_Problem statement:_ Skip the pictures and quote all of the lines exactly.

● ● ● ●

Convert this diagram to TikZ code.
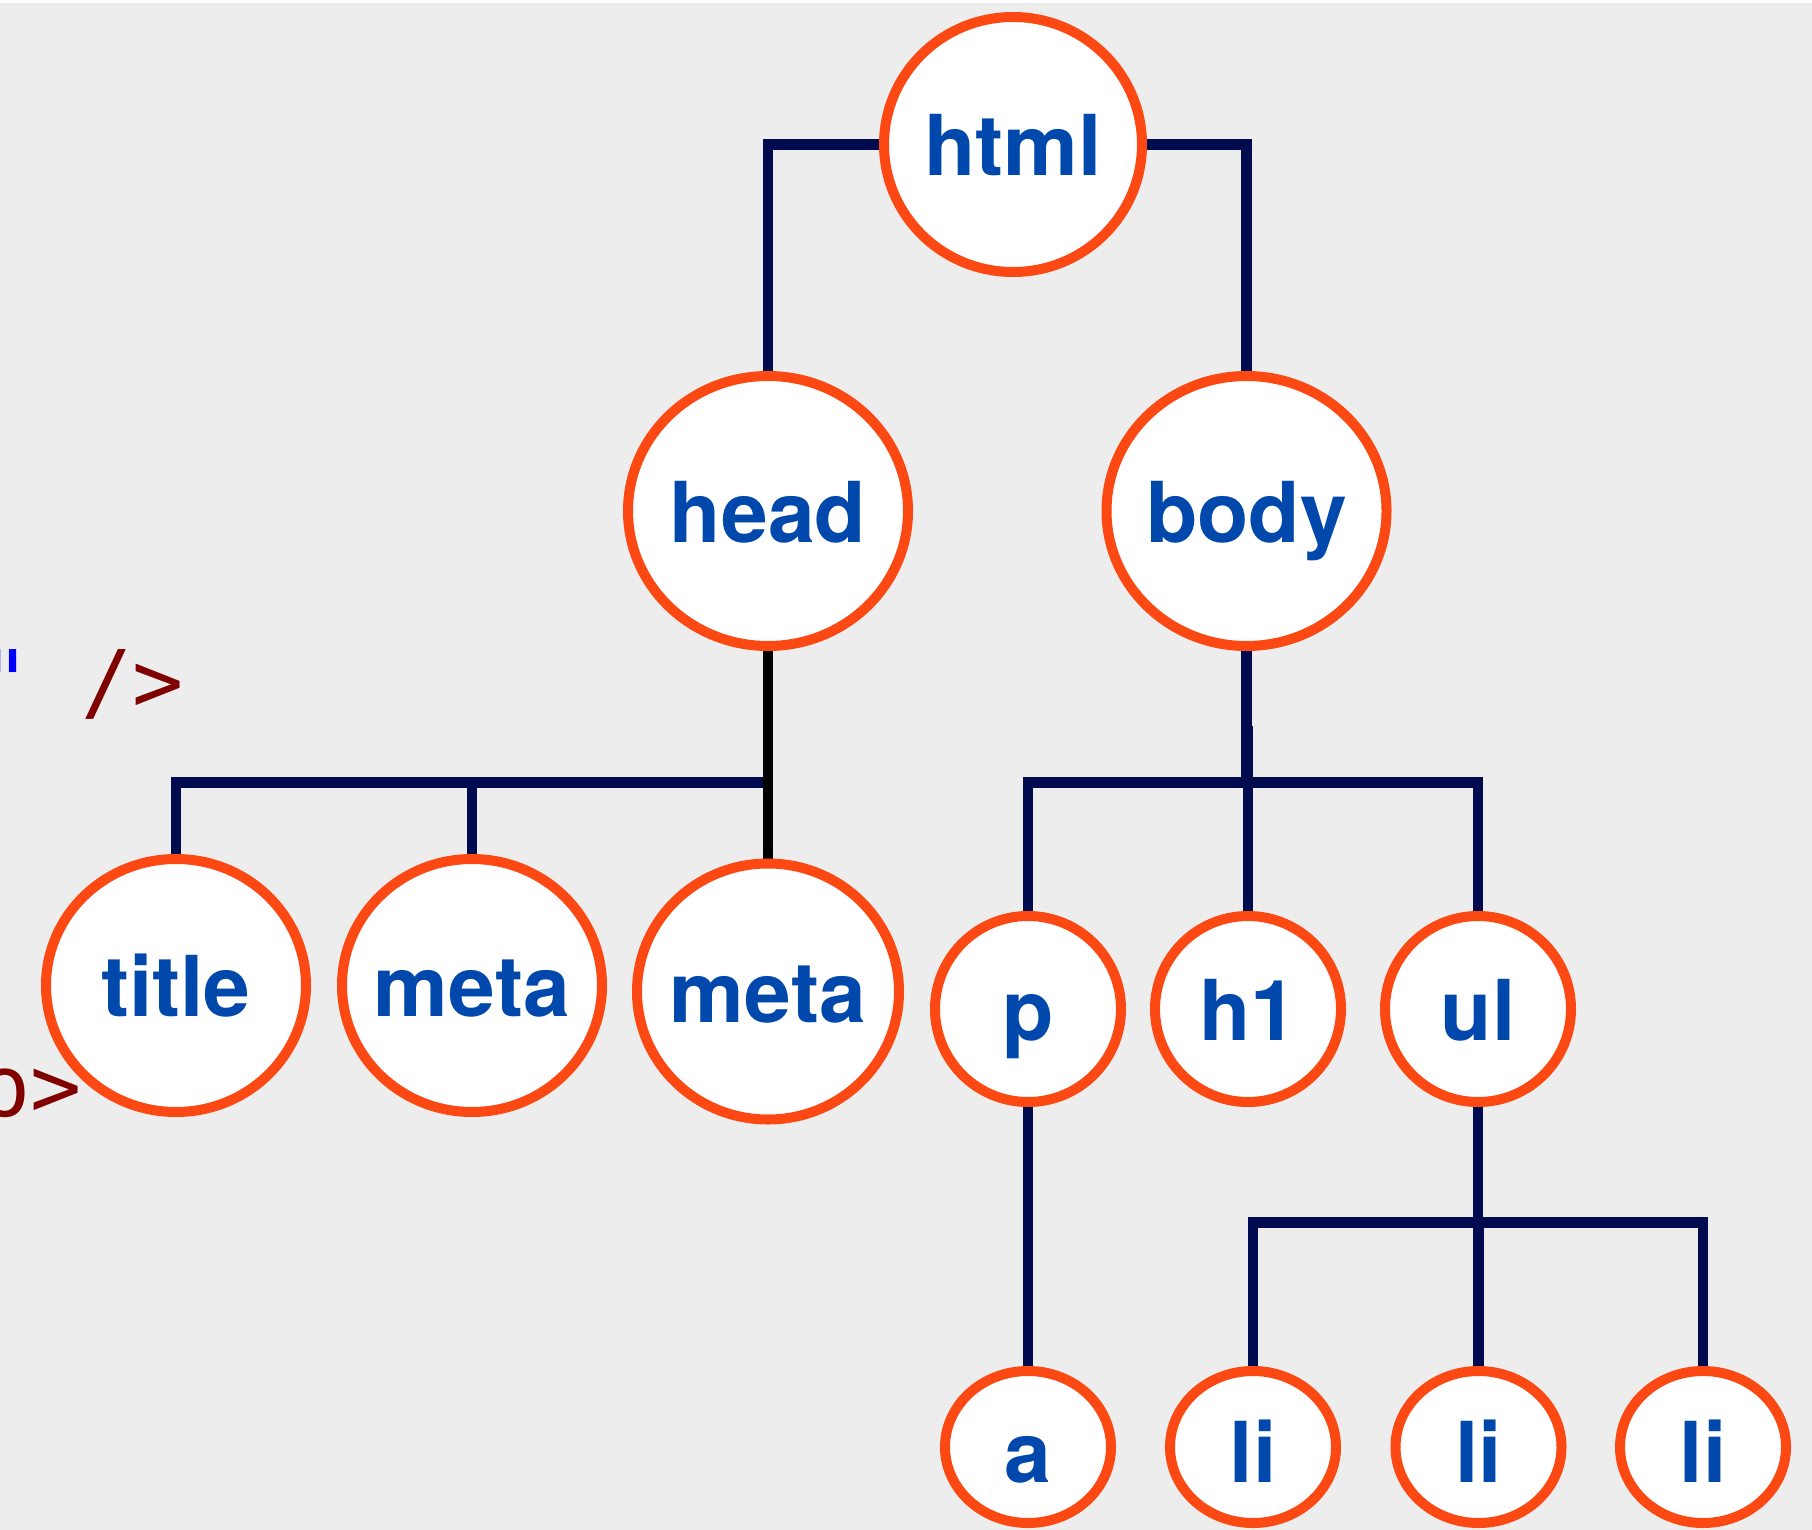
\documentclass[tikz,border=0pt]{standalone}
\usepackage{fontspec}
\setmainfont{TeX Gyre Heros}
\setmonofont{DejaVu Sans Mono}
\usetikzlibrary{shapes.geometric}

\definecolor{paper}{RGB}{237,237,237}
\definecolor{ring}{RGB}{252,72,18}
\definecolor{tagblue}{RGB}{0,72,171}
\definecolor{wirecol}{RGB}{0,11,80}
\definecolor{codered}{RGB}{128,0,0}
\definecolor{codeblue}{RGB}{0,0,255}

\pgfdeclarelayer{back}
\pgfdeclarelayer{wires}
\pgfsetlayers{back,wires,main}

% label centred on the node without widening it
\newcommand\tagtext[1]{\makebox[0pt]{#1}}

\begin{document}
\begin{tikzpicture}[x=1pt,y=-1pt,
  tagnode/.style={ellipse, draw=ring, line width=10pt, fill=white, inner sep=0pt,
    text=tagblue, font=\fontsize{84}{84}\selectfont\bfseries,
    text height=62pt, text depth=0pt},
  bignode/.style={tagnode, minimum width=280pt, minimum height=270pt},
  midnode/.style={tagnode, minimum width=260pt, minimum height=253pt},
  smallnode/.style={tagnode, minimum width=186pt, minimum height=186pt},
  leafnode/.style={tagnode, minimum width=166pt, minimum height=152pt,
    text height=70pt, text depth=0pt},
  wireline/.style={draw=wirecol, line width=10.5pt, line join=miter},
  blackline/.style={draw=black, line width=10.5pt},
  codetext/.style={font=\fontsize{85}{85}\selectfont\ttfamily, inner sep=0pt,
    anchor=base west, text=codered}
]
\useasboundingbox (0,0) rectangle (1812,1530);

% page background with a thin white strip along the top
\begin{pgfonlayer}{back}
  \fill[white] (0,0) rectangle (1812,1530);
  \fill[paper] (0,3) rectangle (1812,1530);
\end{pgfonlayer}

% fragments of source code along the left edge
\node[codetext] (frag1) at (-20.8,711) {\textcolor{codeblue}{"} />};
\node[codetext] (frag2) at (-20.4,1116) {o>};

% tree nodes
\node[tagnode, minimum width=258pt, minimum height=255pt] (html) at (1013,144.5) {\tagtext{html}};
\node[bignode] (head) at (768,511) {\tagtext{head}};
\node[bignode] (body) at (1246.5,511) {\tagtext{body}};
\node[midnode] (title) at (176,985.5) {\tagtext{title}};
\node[midnode] (meta1) at (472,985.5) {\tagtext{meta}};
\node[tagnode, minimum width=262pt, minimum height=256pt] (meta2) at (768,991.5) {\tagtext{meta}};
\node[smallnode] (p) at (1028,1009) {\tagtext{p}};
\node[smallnode] (h1) at (1248,1009) {\tagtext{h1}};
\node[smallnode] (ul) at (1478,1009) {\tagtext{ul}};
\node[leafnode] (a) at (1028,1447) {\tagtext{a}};
\node[leafnode] (li1) at (1253,1447) {\tagtext{li}};
\node[leafnode] (li2) at (1478.5,1447) {\tagtext{li}};
\node[leafnode] (li3) at (1703,1447) {\tagtext{li}};

% bar heights of the branching connectors
\coordinate (headbar) at (768,782.5);
\coordinate (bodybar) at (1246.5,782.5);
\coordinate (h1top) at (1248,726);
\coordinate (ulbar) at (1478,1222.5);

\begin{pgfonlayer}{wires}
  \draw[wireline] (html.west) -| (head.north);
  \draw[wireline] (html.east) -| (body.north);

  \draw[wireline] (title.north) |- (headbar);
  \draw[wireline] (meta1.north) -- (meta1.north |- headbar);

  \draw[wireline] (body.south) -- (bodybar);
  \draw[wireline] (p.north) |- (bodybar) -| (ul.north);
  \draw[wireline] (h1.north) -- (h1top);

  \draw[wireline] (p.south) -- (a.north);
  \draw[wireline] (ul.south) -- (ulbar);
  \draw[wireline] (li1.north) |- (ulbar) -| (li3.north);
  \draw[wireline] (li2.north) -- (li2.north |- ulbar);

  \draw[blackline] (head.south) -- (meta2.north);
\end{pgfonlayer}
\end{tikzpicture}
\end{document}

● ● ● ●

_Full solution:_
Convert this diagram to TikZ code.
\documentclass[tikz,border=0pt]{standalone}
\usepackage{fontspec}
\setmainfont{TeX Gyre Heros}
\setmonofont{DejaVu Sans Mono}
\usetikzlibrary{shapes.geometric}

\definecolor{paper}{RGB}{237,237,237}
\definecolor{ring}{RGB}{252,72,18}
\definecolor{tagblue}{RGB}{0,72,171}
\definecolor{wirecol}{RGB}{0,11,80}
\definecolor{codered}{RGB}{128,0,0}
\definecolor{codeblue}{RGB}{0,0,255}

\pgfdeclarelayer{back}
\pgfdeclarelayer{wires}
\pgfsetlayers{back,wires,main}

% label centred on the node without widening it
\newcommand\tagtext[1]{\makebox[0pt]{#1}}

\begin{document}
\begin{tikzpicture}[x=1pt,y=-1pt,
  tagnode/.style={ellipse, draw=ring, line width=10pt, fill=white, inner sep=0pt,
    text=tagblue, font=\fontsize{84}{84}\selectfont\bfseries,
    text height=62pt, text depth=0pt},
  bignode/.style={tagnode, minimum width=280pt, minimum height=270pt},
  midnode/.style={tagnode, minimum width=260pt, minimum height=253pt},
  smallnode/.style={tagnode, minimum width=186pt, minimum height=186pt},
  leafnode/.style={tagnode, minimum width=166pt, minimum height=152pt,
    text height=70pt, text depth=0pt},
  wireline/.style={draw=wirecol, line width=10.5pt, line join=miter},
  blackline/.style={draw=black, line width=10.5pt},
  codetext/.style={font=\fontsize{85}{85}\selectfont\ttfamily, inner sep=0pt,
    anchor=base west, text=codered}
]
\useasboundingbox (0,0) rectangle (1812,1530);

% page background with a thin white strip along the top
\begin{pgfonlayer}{back}
  \fill[white] (0,0) rectangle (1812,1530);
  \fill[paper] (0,3) rectangle (1812,1530);
\end{pgfonlayer}

% fragments of source code along the left edge
\node[codetext] (frag1) at (-20.8,711) {\textcolor{codeblue}{"} />};
\node[codetext] (frag2) at (-20.4,1116) {o>};

% tree nodes
\node[tagnode, minimum width=258pt, minimum height=255pt] (html) at (1013,144.5) {\tagtext{html}};
\node[bignode] (head) at (768,511) {\tagtext{head}};
\node[bignode] (body) at (1246.5,511) {\tagtext{body}};
\node[midnode] (title) at (176,985.5) {\tagtext{title}};
\node[midnode] (meta1) at (472,985.5) {\tagtext{meta}};
\node[tagnode, minimum width=262pt, minimum height=256pt] (meta2) at (768,991.5) {\tagtext{meta}};
\node[smallnode] (p) at (1028,1009) {\tagtext{p}};
\node[smallnode] (h1) at (1248,1009) {\tagtext{h1}};
\node[smallnode] (ul) at (1478,1009) {\tagtext{ul}};
\node[leafnode] (a) at (1028,1447) {\tagtext{a}};
\node[leafnode] (li1) at (1253,1447) {\tagtext{li}};
\node[leafnode] (li2) at (1478.5,1447) {\tagtext{li}};
\node[leafnode] (li3) at (1703,1447) {\tagtext{li}};

% bar heights of the branching connectors
\coordinate (headbar) at (768,782.5);
\coordinate (bodybar) at (1246.5,782.5);
\coordinate (h1top) at (1248,726);
\coordinate (ulbar) at (1478,1222.5);

\begin{pgfonlayer}{wires}
  \draw[wireline] (html.west) -| (head.north);
  \draw[wireline] (html.east) -| (body.north);

  \draw[wireline] (title.north) |- (headbar);
  \draw[wireline] (meta1.north) -- (meta1.north |- headbar);

  \draw[wireline] (body.south) -- (bodybar);
  \draw[wireline] (p.north) |- (bodybar) -| (ul.north);
  \draw[wireline] (h1.north) -- (h1top);

  \draw[wireline] (p.south) -- (a.north);
  \draw[wireline] (ul.south) -- (ulbar);
  \draw[wireline] (li1.north) |- (ulbar) -| (li3.north);
  \draw[wireline] (li2.north) -- (li2.north |- ulbar);

  \draw[blackline] (head.south) -- (meta2.north);
\end{pgfonlayer}
\end{tikzpicture}
\end{document}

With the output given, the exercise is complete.